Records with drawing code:

________________

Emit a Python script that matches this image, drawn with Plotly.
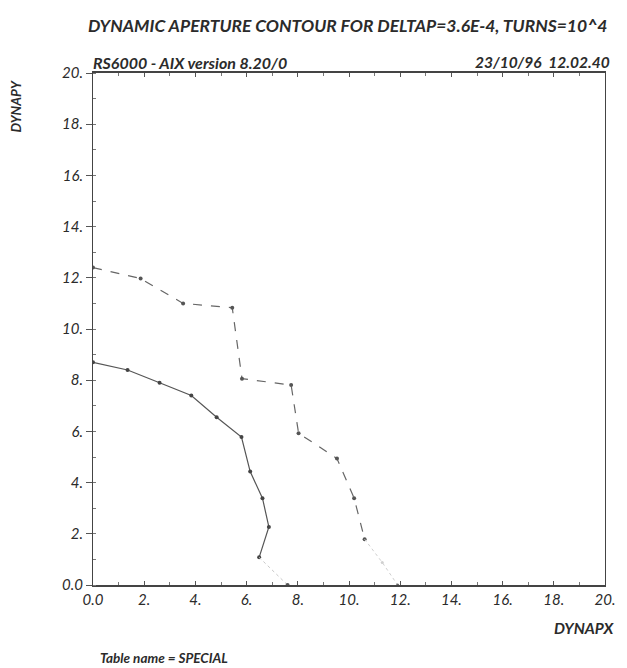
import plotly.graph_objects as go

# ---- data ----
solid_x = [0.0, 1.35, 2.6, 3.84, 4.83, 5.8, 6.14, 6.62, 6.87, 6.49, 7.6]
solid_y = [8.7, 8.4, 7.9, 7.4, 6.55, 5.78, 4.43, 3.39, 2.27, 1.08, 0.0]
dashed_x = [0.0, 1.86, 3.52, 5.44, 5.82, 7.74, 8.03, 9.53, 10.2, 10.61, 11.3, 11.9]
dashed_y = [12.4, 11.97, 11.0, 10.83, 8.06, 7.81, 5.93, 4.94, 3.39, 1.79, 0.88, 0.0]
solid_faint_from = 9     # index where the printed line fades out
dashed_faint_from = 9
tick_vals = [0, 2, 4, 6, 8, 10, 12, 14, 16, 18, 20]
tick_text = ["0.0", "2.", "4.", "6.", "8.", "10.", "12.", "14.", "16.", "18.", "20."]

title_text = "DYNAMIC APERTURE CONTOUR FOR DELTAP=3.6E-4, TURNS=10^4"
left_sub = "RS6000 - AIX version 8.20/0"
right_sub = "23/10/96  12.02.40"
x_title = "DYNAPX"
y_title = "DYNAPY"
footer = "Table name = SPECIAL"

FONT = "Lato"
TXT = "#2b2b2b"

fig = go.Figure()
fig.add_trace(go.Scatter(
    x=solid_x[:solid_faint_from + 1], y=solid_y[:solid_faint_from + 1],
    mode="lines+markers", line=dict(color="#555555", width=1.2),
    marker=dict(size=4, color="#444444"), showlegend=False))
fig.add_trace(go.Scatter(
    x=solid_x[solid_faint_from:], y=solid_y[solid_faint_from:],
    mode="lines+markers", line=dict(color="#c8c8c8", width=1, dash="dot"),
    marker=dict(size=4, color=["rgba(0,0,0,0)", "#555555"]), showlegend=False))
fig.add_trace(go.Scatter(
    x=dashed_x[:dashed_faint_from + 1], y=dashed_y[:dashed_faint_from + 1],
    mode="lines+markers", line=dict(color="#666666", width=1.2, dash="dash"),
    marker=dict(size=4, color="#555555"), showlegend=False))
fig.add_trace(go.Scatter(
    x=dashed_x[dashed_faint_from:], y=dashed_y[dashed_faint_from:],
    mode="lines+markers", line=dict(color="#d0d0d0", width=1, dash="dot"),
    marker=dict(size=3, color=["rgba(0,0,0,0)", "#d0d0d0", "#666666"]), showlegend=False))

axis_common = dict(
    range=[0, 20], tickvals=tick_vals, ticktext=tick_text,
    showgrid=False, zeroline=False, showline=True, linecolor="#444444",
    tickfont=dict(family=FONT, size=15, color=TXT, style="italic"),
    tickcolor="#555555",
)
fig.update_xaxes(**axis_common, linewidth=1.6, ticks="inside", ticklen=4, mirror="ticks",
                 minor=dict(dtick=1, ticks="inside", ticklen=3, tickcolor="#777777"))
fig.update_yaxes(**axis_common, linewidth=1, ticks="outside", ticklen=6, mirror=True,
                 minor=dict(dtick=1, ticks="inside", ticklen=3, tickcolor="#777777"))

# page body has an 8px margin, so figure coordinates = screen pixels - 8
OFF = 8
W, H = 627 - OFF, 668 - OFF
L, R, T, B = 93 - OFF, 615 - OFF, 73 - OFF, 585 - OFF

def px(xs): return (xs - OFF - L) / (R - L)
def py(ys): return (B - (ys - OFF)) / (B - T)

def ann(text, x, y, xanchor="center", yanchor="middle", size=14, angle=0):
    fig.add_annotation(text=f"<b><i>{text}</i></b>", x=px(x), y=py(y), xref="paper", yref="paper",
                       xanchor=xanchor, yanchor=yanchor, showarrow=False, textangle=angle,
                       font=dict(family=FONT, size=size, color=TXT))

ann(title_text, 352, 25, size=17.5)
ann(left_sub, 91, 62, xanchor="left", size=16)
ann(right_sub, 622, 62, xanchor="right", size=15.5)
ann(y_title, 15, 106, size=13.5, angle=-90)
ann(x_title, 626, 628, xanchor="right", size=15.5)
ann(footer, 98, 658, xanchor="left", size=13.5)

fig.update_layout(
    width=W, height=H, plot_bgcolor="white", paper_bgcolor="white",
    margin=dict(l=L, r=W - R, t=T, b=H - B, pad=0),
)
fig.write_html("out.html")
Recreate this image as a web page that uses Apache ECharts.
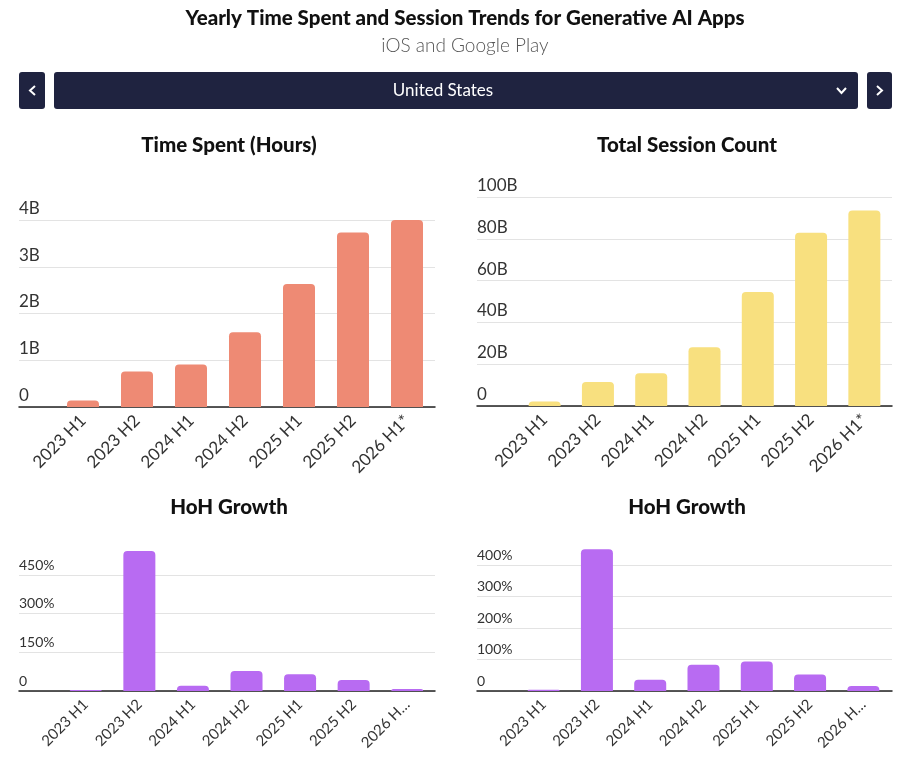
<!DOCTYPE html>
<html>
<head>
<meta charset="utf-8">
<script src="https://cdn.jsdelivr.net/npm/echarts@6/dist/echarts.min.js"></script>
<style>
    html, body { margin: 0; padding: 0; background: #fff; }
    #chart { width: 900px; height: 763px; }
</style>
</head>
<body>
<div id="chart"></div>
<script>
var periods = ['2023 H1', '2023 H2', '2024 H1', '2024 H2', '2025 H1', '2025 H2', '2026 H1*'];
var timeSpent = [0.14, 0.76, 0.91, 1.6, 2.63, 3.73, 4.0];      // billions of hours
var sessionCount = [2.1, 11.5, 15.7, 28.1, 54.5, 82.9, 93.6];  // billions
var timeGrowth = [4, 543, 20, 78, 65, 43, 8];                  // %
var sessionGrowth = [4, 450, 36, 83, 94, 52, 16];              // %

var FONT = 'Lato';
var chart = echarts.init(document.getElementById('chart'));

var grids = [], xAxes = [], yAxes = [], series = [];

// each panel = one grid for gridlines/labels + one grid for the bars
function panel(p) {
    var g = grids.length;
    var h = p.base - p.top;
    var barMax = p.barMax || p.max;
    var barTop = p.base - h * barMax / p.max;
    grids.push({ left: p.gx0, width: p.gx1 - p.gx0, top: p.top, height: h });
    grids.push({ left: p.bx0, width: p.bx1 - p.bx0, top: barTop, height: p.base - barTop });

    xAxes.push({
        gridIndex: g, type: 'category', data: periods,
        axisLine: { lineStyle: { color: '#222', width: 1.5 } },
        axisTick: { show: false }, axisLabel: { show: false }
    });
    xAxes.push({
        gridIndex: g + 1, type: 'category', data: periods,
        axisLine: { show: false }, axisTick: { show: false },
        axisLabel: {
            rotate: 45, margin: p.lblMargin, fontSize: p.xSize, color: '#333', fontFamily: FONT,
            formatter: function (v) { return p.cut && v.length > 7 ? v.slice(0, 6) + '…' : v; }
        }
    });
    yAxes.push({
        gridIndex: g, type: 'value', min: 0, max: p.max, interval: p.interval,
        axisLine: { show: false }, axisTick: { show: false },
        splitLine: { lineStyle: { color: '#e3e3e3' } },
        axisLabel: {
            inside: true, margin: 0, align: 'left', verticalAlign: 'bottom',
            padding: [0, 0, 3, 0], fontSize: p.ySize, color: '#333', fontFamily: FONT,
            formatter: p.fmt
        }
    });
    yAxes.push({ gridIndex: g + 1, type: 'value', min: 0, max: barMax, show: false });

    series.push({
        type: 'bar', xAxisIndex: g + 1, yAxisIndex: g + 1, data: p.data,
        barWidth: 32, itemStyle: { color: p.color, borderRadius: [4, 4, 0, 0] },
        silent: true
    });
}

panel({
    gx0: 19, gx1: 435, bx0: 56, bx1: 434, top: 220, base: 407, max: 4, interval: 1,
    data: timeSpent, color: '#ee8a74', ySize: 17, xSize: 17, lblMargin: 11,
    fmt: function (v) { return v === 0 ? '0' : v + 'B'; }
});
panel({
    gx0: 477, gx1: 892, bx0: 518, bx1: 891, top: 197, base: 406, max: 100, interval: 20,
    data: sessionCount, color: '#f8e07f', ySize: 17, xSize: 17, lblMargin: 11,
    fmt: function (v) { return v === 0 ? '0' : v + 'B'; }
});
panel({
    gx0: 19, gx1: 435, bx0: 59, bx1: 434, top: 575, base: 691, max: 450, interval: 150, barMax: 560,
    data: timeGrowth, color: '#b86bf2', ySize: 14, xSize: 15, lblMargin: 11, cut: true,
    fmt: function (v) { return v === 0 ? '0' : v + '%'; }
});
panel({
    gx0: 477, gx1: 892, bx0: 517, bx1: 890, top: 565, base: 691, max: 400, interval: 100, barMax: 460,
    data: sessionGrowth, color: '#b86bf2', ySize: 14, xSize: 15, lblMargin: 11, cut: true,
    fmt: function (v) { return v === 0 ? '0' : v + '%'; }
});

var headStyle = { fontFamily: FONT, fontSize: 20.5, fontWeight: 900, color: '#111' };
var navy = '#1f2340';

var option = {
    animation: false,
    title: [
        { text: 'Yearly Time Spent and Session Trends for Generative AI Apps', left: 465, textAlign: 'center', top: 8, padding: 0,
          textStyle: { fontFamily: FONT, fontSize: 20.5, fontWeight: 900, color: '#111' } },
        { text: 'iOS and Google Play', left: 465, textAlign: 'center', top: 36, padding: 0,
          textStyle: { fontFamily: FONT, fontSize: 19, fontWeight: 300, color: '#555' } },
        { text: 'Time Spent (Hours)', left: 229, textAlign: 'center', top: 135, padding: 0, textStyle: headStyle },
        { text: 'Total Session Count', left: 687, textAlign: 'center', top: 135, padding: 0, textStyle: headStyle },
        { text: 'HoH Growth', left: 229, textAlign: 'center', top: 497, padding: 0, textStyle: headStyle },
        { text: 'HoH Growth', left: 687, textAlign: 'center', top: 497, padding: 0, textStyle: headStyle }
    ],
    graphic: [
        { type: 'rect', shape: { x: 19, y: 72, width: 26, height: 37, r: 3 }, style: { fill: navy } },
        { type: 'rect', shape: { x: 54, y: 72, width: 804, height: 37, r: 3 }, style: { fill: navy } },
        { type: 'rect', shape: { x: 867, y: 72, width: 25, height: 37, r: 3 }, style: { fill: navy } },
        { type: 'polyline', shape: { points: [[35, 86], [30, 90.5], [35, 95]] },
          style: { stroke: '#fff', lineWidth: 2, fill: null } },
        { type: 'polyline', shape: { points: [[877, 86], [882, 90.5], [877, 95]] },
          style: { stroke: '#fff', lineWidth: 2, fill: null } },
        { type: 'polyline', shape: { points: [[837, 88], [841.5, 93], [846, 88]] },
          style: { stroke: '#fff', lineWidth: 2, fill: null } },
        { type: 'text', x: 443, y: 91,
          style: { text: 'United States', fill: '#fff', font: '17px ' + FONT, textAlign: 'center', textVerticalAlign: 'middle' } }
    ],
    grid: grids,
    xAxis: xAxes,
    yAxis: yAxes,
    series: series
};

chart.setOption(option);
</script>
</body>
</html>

________________

## Short task
Write out exactly the lines between the start of the data and the line with "import plotly.graph_objects as go", including both, but none of the pictures.

## Task response
Emit a Python script that matches this image, drawn with Plotly.
import plotly.graph_objects as go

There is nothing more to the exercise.